The Site Reliability Engineer plays a critical role in ensuring that our AI-driven, cloud-native platform is reliable, observable, secure, and able to scale with the organisation’s growth. As we adopt intelligent agents, autonomous workflows, and increasingly complex distributed systems, the SRE ensures that resilience, performance, and operational excellence are built into everything we deliver. By partnering closely with Engineers, Architects, and the Engineering Manager, the SRE defines the patterns, tooling, and automation that enable fast, safe, and repeatable deployments.
This role safeguards our production environment, drives continuous improvement across CI/CD and observability, and establishes the reliability practices that empower autonomous squads to move quickly without compromising stability. The SRE is essential to maintaining customer trust, supporting AI-first innovation, and ensuring our platform remains robust, secure, and highly available at scale.
In this position you will ensure the reliability, scalability, and security of our engineering systems. Working closely with the Engineering Manager and Head of Engineering, the SRE will identify priorities to remove friction from engineering teams, streamline processes, and enhance operational excellence. This role combines software engineering principles with systems administration to deliver robust, automated, cost-effective, and secure-by-design solutions.
Key Responsibilities
Reliability, Performance & Security:
- Design and implement strategies to improve system reliability, availability, and security.
- Ensure all solutions follow secure-by-design principles, incorporating cybersecurity best practices from inception through deployment.
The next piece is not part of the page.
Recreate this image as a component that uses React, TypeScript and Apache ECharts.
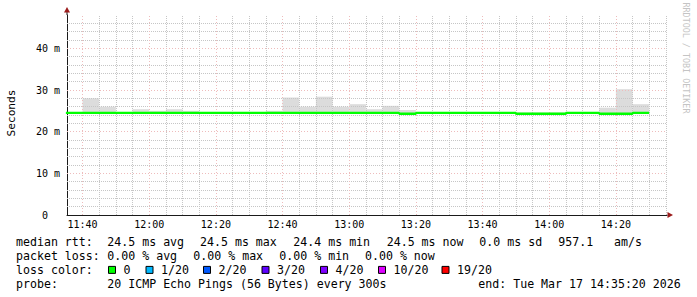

- Conduct regular security reviews and collaborate with security teams to address vulnerabilities.
CI/CD Management:
- Own and optimise Continuous Integration and Continuous Deployment pipelines.
- Embed security checks (e.g., static analysis, dependency scanning) into CI/CD workflows.
- Ensure secure, efficient, and automated deployment processes across environments.
Monitoring & Observability:
- Implement and maintain monitoring solutions for infrastructure and applications.
- Develop dashboards and alerting systems to ensure proactive incident and security event management.
- Evaluate and integrate new observability tools as needed.
Automation & Tooling:
- Automate repetitive tasks to improve efficiency and reduce human error.
- Build and maintain internal tools that support engineering productivity and security compliance.
- Champion Infrastructure as Code (IaC) practices using tools like Terraform or ARM templates.
Cloud Infrastructure Management:
- Manage and optimise services across AWS and Azure environments.
- Ensure scalability, resilience, and security of service-based architectures.
- Implement cost management strategies to optimise cloud spend without compromising performance or security.
Incident Response & Root Cause Analysis:
- Lead incident response efforts, including security incidents, and conduct post-mortem reviews.
- Drive continuous improvement through lessons learned and preventive measures.